Deadheads browsing this post will immediately place the song. “The Wheel” is a singalong anthem celebrating life on the road and the need for persistence in one’s quest for discovery. The Garcia/Hunter classic poses the question. “Won’t you try just a little bit harder, Couldn’t you try just a little bit more?”
Trying harder and trying more is a constant in our competitive personal and professional lives. It is also a plea we ask of our channel partners and lead generation allies who help us take our products and services to market, but as we all know, achieving success is much more than just an exercise tied to their raw effort.
Having been a channel sales and partner development executive for most of the past 20 years in both the financial services and healthcare technology industry, I can say unequivocally that the Channel Sales Model is a complex one to do right and there are multiple traps that can sidetrack results. Here are my top 5.
1. Determine the right channel sales or marketing model — complex disruptive solutions in an emerging market or category are not good ones for channel sales efforts. Sell direct here; however, in this instance, using partners to generate leads and provide access is a much better path than expecting the channel to fully drive the win. Channel sales work best in a market that is more mature and/or experiencing exponential growth where there is market share grab, where the partner does not need to explain the category or service as awareness has been established and where the partner is useful because of their reach and/or the relevance of your product to their ancillary solution.
2. If you decide to use a channel sales model, it requires complete focus. That often times will mean that servicing the market opportunity directly becomes a mutually exclusive decision. If the channel partner sees you competing against them, it lessens their commitment to your products as they will feel disadvantaged over your internal direct sales teams.

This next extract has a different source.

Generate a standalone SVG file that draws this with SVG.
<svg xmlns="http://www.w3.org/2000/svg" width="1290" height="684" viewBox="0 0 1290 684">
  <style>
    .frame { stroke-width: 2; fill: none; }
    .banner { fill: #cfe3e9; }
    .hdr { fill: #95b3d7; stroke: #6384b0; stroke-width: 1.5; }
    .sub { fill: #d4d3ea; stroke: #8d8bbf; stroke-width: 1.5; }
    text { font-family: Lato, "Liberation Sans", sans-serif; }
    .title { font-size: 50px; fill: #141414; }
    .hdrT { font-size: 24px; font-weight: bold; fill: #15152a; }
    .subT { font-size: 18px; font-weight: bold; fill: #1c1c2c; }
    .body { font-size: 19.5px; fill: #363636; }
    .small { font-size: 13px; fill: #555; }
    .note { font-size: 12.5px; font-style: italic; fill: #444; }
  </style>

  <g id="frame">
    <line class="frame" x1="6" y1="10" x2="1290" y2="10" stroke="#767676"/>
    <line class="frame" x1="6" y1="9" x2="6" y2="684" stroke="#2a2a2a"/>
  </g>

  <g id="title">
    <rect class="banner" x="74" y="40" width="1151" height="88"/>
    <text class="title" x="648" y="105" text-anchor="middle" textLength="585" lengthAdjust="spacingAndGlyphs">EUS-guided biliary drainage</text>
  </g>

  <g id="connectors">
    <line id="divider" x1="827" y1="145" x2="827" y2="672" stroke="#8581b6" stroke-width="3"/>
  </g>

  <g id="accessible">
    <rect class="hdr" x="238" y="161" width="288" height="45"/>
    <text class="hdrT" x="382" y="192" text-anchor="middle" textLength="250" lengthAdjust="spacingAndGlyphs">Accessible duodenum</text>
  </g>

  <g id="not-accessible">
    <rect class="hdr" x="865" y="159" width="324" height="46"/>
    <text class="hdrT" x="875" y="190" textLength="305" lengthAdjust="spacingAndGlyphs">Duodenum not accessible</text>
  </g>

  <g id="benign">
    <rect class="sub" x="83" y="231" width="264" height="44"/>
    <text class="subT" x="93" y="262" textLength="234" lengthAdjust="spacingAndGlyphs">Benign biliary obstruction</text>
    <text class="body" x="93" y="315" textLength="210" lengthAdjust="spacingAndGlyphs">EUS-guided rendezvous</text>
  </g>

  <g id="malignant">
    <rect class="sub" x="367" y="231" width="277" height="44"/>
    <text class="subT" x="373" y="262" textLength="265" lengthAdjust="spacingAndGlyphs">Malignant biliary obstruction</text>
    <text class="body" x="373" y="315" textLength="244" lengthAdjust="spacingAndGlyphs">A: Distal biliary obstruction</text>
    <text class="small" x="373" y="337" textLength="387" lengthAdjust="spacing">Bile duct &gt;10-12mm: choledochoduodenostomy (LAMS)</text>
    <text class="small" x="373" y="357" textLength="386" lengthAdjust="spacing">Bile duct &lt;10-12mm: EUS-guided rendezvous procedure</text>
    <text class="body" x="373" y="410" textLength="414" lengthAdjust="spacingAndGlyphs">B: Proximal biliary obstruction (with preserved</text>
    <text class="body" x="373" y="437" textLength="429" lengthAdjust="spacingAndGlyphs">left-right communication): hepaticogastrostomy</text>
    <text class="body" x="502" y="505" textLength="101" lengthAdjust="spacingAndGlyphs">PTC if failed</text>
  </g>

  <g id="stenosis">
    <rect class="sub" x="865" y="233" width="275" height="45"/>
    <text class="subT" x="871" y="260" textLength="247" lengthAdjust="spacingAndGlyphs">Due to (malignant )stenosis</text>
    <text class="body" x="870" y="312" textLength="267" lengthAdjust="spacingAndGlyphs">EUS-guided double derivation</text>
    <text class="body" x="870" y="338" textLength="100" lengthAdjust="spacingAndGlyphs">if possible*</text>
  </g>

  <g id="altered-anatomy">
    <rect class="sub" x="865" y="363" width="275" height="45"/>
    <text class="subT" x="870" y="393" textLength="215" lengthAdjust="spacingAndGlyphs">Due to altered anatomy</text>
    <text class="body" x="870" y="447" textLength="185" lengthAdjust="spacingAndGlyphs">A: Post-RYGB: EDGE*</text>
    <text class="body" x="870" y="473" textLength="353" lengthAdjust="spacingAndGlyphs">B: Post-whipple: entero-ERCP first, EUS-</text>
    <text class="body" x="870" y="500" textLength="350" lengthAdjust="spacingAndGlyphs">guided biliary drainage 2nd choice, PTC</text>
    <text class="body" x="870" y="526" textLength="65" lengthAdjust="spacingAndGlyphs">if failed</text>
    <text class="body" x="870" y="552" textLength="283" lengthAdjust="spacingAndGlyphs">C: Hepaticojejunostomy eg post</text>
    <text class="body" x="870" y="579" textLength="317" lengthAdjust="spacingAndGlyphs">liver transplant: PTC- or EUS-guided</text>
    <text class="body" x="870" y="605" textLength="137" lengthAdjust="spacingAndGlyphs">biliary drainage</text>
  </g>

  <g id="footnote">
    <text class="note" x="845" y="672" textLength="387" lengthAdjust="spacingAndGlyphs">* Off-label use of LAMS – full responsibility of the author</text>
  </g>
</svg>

3. Channel sales usually take a long time to get off the ground. The reason for this is that a reseller has a different set of priorities than yours. You bring a great sense of startup urgency, have strong focus only on your product/service, and are willing to work long hours. However, they are focused on other products and deals that are paying the bills and driving immediate commission volume for their reps. It will usually require a lot of work to convince them that they will get a return on time invested in your product.
4. Value-added resellers (VARs) and distributors don’t want to do the work to create demand for a new product. They usually prefer to sell products where the demand already exists. So in addition to your own demand creation, marketing efforts, you are likely to want your channel marketing staff to create materials and programs that can be used by the channel to market to their own customers. They will then need to push the resellers into committing to running events, webinars, etc., using those materials.

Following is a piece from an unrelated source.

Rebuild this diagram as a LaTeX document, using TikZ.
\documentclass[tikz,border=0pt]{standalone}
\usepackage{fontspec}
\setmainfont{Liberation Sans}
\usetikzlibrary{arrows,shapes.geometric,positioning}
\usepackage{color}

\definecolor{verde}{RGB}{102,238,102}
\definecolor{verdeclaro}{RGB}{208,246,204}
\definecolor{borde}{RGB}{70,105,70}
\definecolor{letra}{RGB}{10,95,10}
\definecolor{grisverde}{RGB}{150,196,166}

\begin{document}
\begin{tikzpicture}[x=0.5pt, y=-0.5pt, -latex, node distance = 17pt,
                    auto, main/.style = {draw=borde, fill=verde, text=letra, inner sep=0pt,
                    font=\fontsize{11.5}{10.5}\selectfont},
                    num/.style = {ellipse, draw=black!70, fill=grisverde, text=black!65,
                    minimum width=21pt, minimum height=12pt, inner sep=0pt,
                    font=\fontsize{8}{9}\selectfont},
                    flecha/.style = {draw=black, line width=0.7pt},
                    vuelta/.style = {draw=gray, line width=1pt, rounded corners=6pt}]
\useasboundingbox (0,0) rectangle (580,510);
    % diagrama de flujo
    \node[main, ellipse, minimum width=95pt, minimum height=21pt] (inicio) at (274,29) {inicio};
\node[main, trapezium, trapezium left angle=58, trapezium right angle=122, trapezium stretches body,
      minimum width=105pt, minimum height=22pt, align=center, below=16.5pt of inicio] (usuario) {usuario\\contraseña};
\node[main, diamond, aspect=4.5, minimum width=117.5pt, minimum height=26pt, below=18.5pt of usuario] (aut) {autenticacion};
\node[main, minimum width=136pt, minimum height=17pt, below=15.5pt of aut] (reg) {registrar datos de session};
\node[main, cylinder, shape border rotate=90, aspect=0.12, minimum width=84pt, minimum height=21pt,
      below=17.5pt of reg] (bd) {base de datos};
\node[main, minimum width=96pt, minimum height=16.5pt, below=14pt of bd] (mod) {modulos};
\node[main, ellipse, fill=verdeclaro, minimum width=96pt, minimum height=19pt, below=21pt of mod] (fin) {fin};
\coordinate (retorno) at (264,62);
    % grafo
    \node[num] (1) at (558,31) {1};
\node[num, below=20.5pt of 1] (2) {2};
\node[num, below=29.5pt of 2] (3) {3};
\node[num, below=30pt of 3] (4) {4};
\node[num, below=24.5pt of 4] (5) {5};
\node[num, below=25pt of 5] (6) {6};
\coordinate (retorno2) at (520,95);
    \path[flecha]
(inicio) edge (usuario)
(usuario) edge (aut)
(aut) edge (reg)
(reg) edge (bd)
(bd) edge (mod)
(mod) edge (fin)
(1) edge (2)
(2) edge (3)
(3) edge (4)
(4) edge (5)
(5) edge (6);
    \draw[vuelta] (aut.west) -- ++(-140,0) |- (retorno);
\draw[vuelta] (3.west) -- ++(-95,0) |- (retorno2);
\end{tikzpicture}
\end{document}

5. Resellers need education on how to sell, handle objections, differentiate your product from the competition, etc. This requires work by your channel sales team. But they will need backup from channel marketing people whose job it will be to create the appropriate training materials, programs, tests, etc.
Now that I am advising several great, early and mid-stage healthcare technology service firms, I remain more convinced than ever that the Channel Sales Model is a winner. If the thunder don’t get you than the lightning will.